Task data:
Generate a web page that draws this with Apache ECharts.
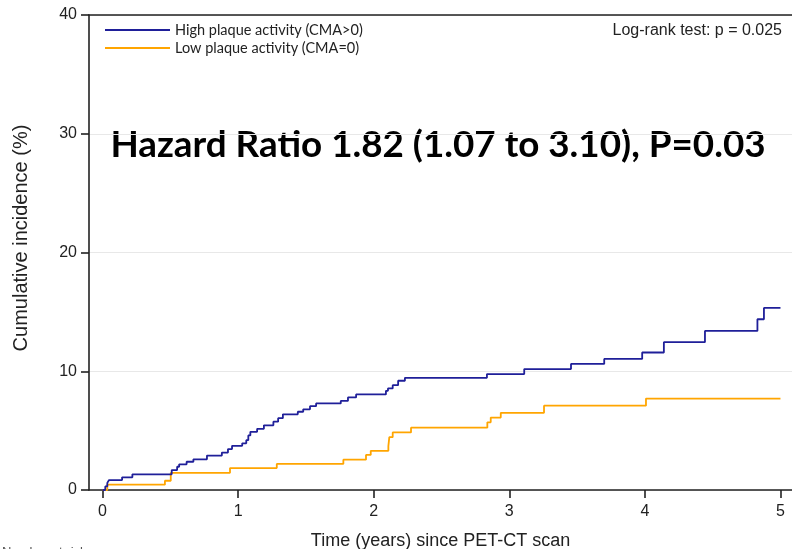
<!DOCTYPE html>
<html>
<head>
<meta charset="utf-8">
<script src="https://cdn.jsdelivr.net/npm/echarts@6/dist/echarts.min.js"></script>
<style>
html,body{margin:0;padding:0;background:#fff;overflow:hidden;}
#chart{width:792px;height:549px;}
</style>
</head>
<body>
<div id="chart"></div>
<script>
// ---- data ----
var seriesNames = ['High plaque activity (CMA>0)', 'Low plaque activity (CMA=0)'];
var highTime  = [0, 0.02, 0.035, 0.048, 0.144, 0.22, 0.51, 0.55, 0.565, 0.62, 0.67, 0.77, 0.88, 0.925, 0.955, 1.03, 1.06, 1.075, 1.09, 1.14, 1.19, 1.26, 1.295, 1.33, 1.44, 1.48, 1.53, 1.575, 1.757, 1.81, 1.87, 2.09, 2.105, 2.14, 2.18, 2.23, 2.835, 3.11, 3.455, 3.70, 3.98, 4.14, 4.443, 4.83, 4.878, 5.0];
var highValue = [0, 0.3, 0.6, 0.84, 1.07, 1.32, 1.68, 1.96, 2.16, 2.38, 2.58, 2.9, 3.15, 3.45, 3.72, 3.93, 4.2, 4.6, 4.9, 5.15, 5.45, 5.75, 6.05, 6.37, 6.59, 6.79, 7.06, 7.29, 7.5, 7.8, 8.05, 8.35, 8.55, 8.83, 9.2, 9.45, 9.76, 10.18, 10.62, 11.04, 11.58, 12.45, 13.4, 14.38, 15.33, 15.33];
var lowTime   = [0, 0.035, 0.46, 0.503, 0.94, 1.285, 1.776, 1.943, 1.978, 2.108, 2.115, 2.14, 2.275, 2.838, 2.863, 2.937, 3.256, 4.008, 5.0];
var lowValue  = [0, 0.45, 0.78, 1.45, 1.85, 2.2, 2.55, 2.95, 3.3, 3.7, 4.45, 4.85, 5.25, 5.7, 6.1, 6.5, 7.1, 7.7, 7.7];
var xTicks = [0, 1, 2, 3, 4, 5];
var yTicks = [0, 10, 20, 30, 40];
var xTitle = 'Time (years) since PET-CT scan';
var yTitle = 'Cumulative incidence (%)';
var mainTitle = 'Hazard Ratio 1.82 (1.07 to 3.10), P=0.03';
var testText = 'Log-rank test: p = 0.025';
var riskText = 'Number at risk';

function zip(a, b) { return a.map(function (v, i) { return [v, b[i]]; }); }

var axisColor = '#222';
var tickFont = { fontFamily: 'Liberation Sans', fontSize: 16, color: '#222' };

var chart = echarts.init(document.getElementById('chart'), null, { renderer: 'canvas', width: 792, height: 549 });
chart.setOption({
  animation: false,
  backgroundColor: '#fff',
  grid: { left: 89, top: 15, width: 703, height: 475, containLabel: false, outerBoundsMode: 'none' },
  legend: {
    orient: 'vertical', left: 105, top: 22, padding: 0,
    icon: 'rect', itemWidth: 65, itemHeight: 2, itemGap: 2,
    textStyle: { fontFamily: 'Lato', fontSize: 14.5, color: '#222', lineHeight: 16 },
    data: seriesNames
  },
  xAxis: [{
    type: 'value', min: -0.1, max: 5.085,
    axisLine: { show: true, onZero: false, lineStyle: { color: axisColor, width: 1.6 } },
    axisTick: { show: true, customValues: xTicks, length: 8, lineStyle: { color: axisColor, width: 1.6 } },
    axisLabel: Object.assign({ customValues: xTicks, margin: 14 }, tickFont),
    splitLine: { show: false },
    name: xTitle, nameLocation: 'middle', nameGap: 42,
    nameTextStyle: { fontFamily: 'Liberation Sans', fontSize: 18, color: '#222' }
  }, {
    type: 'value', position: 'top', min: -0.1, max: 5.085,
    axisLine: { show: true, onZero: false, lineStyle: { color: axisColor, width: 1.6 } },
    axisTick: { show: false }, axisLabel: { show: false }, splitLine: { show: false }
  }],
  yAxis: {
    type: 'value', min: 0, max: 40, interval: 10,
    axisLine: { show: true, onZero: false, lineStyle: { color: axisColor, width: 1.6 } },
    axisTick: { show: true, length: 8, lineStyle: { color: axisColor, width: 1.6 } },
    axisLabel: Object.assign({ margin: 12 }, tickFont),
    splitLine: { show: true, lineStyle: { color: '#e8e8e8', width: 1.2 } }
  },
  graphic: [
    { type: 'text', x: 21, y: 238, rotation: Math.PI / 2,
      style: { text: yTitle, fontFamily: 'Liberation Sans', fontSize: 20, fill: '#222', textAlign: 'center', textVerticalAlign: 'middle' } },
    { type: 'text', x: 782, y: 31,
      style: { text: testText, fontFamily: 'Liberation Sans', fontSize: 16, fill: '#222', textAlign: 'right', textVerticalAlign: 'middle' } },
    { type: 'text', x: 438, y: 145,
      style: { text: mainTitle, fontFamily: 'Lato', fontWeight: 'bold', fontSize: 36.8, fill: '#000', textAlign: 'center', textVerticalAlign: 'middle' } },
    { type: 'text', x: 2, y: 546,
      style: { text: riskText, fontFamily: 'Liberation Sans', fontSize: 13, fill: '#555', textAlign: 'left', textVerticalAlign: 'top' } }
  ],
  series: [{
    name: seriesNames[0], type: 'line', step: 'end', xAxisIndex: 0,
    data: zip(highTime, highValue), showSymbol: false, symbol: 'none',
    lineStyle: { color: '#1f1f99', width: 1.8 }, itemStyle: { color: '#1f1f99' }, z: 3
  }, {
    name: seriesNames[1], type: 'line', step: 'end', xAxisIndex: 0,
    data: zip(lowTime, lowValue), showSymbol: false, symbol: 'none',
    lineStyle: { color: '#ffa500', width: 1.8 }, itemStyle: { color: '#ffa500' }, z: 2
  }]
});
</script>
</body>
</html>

--

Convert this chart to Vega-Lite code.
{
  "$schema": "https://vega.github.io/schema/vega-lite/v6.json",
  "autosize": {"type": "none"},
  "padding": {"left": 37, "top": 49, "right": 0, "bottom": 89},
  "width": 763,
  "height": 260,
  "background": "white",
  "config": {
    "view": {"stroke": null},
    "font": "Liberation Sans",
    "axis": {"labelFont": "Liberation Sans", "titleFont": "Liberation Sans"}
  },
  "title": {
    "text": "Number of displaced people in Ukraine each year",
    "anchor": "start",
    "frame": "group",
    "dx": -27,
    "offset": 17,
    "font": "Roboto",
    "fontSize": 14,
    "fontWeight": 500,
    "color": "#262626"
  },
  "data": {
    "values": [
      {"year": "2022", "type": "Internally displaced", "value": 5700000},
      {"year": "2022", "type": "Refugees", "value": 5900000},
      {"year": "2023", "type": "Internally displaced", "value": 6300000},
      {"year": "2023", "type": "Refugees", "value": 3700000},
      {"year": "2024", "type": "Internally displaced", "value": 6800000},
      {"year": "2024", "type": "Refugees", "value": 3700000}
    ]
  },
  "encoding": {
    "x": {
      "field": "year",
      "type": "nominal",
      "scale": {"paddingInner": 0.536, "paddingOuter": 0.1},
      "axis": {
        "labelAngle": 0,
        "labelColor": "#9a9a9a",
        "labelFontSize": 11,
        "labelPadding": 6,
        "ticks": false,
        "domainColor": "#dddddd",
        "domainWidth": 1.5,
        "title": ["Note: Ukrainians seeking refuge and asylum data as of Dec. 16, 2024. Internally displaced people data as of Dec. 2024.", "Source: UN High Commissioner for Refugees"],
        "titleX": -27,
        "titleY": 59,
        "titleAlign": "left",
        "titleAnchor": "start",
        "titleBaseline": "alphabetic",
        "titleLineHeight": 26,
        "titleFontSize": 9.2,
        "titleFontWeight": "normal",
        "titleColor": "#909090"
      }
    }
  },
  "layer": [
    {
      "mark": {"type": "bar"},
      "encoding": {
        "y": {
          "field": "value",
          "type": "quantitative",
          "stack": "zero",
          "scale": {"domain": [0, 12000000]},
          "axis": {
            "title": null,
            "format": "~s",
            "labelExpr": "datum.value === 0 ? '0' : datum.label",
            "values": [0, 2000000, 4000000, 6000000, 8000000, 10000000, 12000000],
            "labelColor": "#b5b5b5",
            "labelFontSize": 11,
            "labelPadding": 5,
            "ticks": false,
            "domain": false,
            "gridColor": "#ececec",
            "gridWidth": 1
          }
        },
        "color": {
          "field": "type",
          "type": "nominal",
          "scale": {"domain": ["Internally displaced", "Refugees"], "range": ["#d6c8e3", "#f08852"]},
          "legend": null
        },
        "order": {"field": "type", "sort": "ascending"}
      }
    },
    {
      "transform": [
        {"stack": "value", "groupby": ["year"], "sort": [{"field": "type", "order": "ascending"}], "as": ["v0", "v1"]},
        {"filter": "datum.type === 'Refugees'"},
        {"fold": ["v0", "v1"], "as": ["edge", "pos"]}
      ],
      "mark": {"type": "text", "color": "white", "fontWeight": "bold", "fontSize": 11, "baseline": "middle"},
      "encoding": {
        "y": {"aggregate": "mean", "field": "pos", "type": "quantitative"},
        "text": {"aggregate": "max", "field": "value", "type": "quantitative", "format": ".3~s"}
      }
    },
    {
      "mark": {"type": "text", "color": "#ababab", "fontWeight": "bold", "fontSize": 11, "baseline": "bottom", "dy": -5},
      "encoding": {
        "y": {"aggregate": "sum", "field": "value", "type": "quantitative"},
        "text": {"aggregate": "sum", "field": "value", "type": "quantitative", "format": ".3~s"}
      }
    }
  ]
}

...

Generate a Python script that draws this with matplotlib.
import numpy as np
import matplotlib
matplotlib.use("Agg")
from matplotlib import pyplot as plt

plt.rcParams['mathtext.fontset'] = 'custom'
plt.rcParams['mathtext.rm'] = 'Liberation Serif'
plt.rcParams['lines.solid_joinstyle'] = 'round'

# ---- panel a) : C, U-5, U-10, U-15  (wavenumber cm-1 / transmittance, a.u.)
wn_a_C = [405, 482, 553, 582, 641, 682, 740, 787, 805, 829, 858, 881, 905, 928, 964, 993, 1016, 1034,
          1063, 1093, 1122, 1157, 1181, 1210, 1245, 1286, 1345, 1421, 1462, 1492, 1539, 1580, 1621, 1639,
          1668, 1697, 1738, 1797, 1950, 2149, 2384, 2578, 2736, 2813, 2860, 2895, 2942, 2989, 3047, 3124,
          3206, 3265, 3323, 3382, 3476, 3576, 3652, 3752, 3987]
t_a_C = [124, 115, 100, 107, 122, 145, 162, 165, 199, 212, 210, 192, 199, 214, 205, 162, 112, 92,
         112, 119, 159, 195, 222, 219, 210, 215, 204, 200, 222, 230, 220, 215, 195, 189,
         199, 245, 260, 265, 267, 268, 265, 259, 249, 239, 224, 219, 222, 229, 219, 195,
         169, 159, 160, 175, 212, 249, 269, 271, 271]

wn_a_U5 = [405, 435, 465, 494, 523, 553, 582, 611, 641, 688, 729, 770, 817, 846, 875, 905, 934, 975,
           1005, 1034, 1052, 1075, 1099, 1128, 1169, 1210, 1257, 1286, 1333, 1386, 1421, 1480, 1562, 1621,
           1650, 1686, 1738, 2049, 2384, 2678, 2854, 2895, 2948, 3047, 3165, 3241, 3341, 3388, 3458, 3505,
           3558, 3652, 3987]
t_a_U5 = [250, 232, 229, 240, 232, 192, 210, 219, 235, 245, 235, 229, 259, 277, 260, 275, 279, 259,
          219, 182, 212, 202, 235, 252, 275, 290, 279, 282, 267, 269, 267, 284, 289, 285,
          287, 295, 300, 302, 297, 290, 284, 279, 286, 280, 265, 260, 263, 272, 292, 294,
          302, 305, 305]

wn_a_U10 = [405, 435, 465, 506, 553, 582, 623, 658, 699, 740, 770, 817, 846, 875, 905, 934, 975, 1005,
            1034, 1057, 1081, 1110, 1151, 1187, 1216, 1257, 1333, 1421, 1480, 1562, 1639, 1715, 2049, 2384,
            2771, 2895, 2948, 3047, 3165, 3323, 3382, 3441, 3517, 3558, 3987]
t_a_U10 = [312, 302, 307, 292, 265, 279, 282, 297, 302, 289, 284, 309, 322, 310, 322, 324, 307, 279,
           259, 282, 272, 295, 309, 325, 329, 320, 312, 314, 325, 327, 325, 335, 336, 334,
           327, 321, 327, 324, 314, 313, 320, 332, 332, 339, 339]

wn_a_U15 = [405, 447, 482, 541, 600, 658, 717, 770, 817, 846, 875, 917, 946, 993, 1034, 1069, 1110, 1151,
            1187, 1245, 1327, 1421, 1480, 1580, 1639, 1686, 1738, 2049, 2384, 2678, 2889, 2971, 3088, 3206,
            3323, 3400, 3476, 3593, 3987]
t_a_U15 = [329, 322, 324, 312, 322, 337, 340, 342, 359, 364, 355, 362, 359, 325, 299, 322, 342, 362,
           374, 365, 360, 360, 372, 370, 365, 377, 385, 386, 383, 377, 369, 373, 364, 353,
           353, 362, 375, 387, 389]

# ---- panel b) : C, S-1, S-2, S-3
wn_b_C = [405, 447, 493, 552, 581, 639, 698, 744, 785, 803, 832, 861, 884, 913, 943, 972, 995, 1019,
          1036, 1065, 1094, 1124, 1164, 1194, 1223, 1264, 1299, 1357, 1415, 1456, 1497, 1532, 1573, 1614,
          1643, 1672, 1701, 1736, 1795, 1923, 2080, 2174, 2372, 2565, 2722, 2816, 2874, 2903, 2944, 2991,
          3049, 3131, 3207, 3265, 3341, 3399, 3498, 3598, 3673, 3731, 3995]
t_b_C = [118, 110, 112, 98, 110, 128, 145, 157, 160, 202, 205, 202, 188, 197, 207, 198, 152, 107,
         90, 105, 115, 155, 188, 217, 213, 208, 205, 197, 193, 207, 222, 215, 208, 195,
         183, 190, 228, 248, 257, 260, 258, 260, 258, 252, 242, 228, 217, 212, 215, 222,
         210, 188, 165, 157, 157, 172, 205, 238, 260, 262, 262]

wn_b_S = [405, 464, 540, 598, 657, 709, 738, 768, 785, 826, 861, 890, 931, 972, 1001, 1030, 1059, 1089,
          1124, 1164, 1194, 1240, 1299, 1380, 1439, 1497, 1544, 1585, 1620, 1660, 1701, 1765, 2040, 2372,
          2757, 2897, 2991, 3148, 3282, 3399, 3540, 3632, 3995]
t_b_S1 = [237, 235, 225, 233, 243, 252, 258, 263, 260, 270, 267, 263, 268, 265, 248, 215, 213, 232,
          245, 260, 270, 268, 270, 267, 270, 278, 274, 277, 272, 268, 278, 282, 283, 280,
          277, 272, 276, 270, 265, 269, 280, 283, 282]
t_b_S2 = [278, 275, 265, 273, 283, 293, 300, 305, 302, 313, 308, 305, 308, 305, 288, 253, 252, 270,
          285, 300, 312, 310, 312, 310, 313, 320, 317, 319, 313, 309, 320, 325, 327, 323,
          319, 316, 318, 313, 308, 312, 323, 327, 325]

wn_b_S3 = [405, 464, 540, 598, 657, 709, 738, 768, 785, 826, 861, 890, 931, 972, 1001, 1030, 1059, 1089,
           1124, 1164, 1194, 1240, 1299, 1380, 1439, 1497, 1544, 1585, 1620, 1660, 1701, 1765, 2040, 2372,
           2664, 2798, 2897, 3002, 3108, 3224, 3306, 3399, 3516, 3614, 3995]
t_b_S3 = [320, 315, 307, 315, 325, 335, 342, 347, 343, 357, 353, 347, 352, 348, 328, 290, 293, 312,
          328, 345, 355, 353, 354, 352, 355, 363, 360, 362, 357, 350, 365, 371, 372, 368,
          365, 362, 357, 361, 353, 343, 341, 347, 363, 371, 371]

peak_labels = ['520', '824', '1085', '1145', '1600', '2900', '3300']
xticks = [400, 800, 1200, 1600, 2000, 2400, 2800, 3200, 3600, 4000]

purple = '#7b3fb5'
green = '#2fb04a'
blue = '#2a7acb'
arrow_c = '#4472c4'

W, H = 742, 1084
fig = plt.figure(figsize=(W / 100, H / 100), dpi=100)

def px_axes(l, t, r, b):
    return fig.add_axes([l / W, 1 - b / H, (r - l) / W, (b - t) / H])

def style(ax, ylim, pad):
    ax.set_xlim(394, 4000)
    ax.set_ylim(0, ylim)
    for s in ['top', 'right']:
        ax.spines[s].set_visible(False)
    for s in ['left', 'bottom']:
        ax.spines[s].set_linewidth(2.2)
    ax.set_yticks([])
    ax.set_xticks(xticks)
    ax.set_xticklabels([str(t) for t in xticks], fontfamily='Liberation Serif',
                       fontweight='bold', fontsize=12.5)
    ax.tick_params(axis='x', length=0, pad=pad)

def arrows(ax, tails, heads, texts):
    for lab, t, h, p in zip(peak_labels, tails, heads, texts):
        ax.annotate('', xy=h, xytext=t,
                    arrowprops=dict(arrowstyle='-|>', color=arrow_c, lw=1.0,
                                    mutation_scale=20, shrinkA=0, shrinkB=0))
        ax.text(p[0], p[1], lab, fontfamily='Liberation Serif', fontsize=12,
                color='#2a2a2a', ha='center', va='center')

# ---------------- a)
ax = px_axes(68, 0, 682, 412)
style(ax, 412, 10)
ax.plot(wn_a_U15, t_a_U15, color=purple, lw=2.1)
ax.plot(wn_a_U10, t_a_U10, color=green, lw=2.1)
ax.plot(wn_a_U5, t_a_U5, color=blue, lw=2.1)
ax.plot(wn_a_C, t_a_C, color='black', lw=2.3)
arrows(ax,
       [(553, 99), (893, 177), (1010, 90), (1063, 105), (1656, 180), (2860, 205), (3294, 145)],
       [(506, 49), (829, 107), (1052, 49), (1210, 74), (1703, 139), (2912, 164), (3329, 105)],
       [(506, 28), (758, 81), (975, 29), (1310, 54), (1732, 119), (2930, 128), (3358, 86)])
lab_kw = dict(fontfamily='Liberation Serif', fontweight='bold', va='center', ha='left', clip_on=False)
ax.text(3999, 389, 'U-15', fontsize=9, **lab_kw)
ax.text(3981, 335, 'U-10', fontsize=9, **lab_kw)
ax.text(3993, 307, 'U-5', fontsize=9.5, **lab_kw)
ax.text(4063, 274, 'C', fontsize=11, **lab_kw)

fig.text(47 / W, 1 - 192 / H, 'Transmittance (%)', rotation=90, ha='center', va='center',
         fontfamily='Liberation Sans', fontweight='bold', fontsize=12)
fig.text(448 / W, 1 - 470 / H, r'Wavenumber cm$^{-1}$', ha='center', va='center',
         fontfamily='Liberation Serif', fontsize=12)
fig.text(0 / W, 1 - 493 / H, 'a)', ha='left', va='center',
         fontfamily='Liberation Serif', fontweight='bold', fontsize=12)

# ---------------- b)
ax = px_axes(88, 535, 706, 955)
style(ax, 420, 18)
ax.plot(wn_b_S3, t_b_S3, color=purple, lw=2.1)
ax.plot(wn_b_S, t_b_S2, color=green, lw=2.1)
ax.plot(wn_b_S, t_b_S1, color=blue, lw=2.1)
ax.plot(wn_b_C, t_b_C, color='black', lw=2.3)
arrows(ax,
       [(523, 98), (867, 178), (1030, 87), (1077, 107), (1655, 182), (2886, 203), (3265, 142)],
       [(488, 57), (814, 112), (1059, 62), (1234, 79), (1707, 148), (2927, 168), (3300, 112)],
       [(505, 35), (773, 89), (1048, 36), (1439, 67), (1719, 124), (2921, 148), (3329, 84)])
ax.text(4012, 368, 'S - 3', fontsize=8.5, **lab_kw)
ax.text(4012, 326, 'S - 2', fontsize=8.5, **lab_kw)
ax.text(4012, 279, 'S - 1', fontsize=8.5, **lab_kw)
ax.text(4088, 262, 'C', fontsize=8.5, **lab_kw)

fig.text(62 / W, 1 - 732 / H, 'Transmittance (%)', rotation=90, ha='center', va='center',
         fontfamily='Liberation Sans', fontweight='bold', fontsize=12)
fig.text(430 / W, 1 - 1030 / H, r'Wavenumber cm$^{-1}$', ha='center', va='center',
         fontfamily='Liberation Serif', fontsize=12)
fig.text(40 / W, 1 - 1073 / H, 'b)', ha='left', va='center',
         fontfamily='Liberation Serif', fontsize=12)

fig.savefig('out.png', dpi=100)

Exercise objective: Begin with the line that contains "Generate a web", end with the line that contains "16, color: '#222'", and set down every line in that range exactly as it stands, minus the pictures.

Written solution:
Generate a web page that draws this with Apache ECharts.
<!DOCTYPE html>
<html>
<head>
<meta charset="utf-8">
<script src="https://cdn.jsdelivr.net/npm/echarts@6/dist/echarts.min.js"></script>
<style>
html,body{margin:0;padding:0;background:#fff;overflow:hidden;}
#chart{width:792px;height:549px;}
</style>
</head>
<body>
<div id="chart"></div>
<script>
// ---- data ----
var seriesNames = ['High plaque activity (CMA>0)', 'Low plaque activity (CMA=0)'];
var highTime  = [0, 0.02, 0.035, 0.048, 0.144, 0.22, 0.51, 0.55, 0.565, 0.62, 0.67, 0.77, 0.88, 0.925, 0.955, 1.03, 1.06, 1.075, 1.09, 1.14, 1.19, 1.26, 1.295, 1.33, 1.44, 1.48, 1.53, 1.575, 1.757, 1.81, 1.87, 2.09, 2.105, 2.14, 2.18, 2.23, 2.835, 3.11, 3.455, 3.70, 3.98, 4.14, 4.443, 4.83, 4.878, 5.0];
var highValue = [0, 0.3, 0.6, 0.84, 1.07, 1.32, 1.68, 1.96, 2.16, 2.38, 2.58, 2.9, 3.15, 3.45, 3.72, 3.93, 4.2, 4.6, 4.9, 5.15, 5.45, 5.75, 6.05, 6.37, 6.59, 6.79, 7.06, 7.29, 7.5, 7.8, 8.05, 8.35, 8.55, 8.83, 9.2, 9.45, 9.76, 10.18, 10.62, 11.04, 11.58, 12.45, 13.4, 14.38, 15.33, 15.33];
var lowTime   = [0, 0.035, 0.46, 0.503, 0.94, 1.285, 1.776, 1.943, 1.978, 2.108, 2.115, 2.14, 2.275, 2.838, 2.863, 2.937, 3.256, 4.008, 5.0];
var lowValue  = [0, 0.45, 0.78, 1.45, 1.85, 2.2, 2.55, 2.95, 3.3, 3.7, 4.45, 4.85, 5.25, 5.7, 6.1, 6.5, 7.1, 7.7, 7.7];
var xTicks = [0, 1, 2, 3, 4, 5];
var yTicks = [0, 10, 20, 30, 40];
var xTitle = 'Time (years) since PET-CT scan';
var yTitle = 'Cumulative incidence (%)';
var mainTitle = 'Hazard Ratio 1.82 (1.07 to 3.10), P=0.03';
var testText = 'Log-rank test: p = 0.025';
var riskText = 'Number at risk';

function zip(a, b) { return a.map(function (v, i) { return [v, b[i]]; }); }

var axisColor = '#222';
var tickFont = { fontFamily: 'Liberation Sans', fontSize: 16, color: '#222' };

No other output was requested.